An important part of industry progress towards emission reduction will further depend on consistent application of sector-specific carbon footprint measurement methodology. For different primary aluminium products to be comparable based on their carbon footprint, a reliable application of a single methodology at the product level, using unified emission boundaries, is fundamental.

The most widely used carbon footprint methodology known as "cradle-to-gate", encompassing emissions from the mining process to the smelter cast house (scope 1, 2 and 3 upstream emissions) should be required as the single carbon footprint methodology for aluminium. This would level the playing field and encourage industry consolidation around the comparable product carbon labelling.

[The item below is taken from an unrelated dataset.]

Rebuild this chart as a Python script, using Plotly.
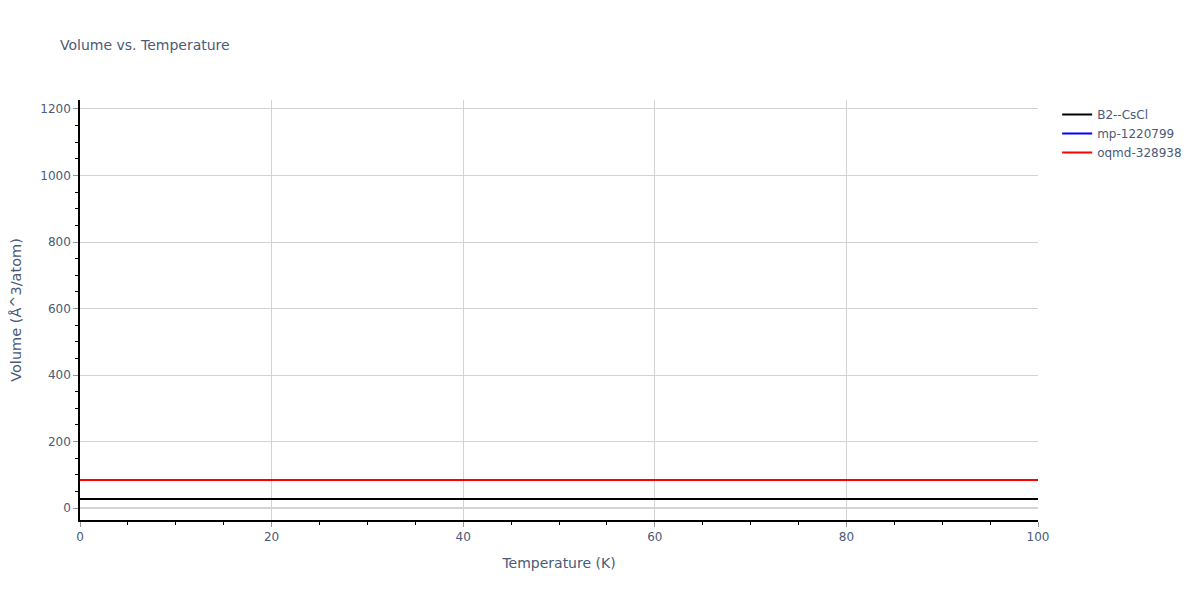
import plotly.graph_objs as go

temperatures = [0, 10, 20, 30, 40, 50, 60, 70, 80, 90, 100]
vol_b2_cscl = [27.5] * 11
vol_mp_1220799 = [84.5] * 11
vol_oqmd_328938 = [84.5] * 11

series = [
    ('B2--CsCl', vol_b2_cscl, 'black'),
    ('mp-1220799', vol_mp_1220799, 'blue'),
    ('oqmd-328938', vol_oqmd_328938, 'red'),
]

fig = go.Figure()
for nome, valores, cor in series:
    fig.add_trace(go.Scatter(x=temperatures, y=valores, mode='lines', name=nome,
                             line=dict(color=cor, width=2)))

eixo = dict(showline=True, linecolor='black', linewidth=1.5, ticks='outside',
            tickcolor='#999', gridcolor='lightgrey', zeroline=True,
            zerolinecolor='lightgrey', zerolinewidth=2, automargin=False,
            tickfont=dict(size=12), title_font=dict(size=14))

# margens compensam os 8px do body da pagina
fig.update_layout(
    template='plotly_white',
    width=1200, height=600,
    font=dict(family='Verdana, DejaVu Sans, sans-serif', color='#4a5a78'),
    margin=dict(l=72, r=170, t=92, b=88),
    title=dict(text='Volume vs. Temperature', font=dict(size=14),
               x=52 / 1200, y=1 - 37 / 600, yanchor='middle'),
    legend=dict(font=dict(size=12)),
    xaxis=dict(title='Temperature (K)', range=[0, 100], dtick=20,
               minor=dict(ticks='outside', dtick=5, tickcolor='black'), **eixo),
    yaxis=dict(title=dict(text='Volume (Å^3/atom)', font=dict(size=14.5)),
               range=[-36, 1227], dtick=200,
               minor=dict(ticks='outside', dtick=50, tickcolor='black'),
               **{k: v for k, v in eixo.items() if k != 'title_font'}),
)
fig.write_html('out.html')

3. Green premium as a function of decarbonization progress and ambition

The net-zero transition across industries is believed to require an average annual spending of $9.2 trillion by 2050. Several breakthrough technologies contributing to deep decarbonization of primary aluminium are expected to bring the most substantial cuts of direct sector emissions. Early innovators and adopters should be compensated for their investments in new and related technologies – and the related implementation risks – through decarbonization-driven green premiums.

To achieve substantial decarbonization in the industry, nominal "green aluminium" labels are not going to be enough. Yet, distinguishing between the different types of green aluminium and the different decarbonization-driven green premiums they require, favouring emissions cuts and embodying green ambitions and progress over the mere product emissions results, just might.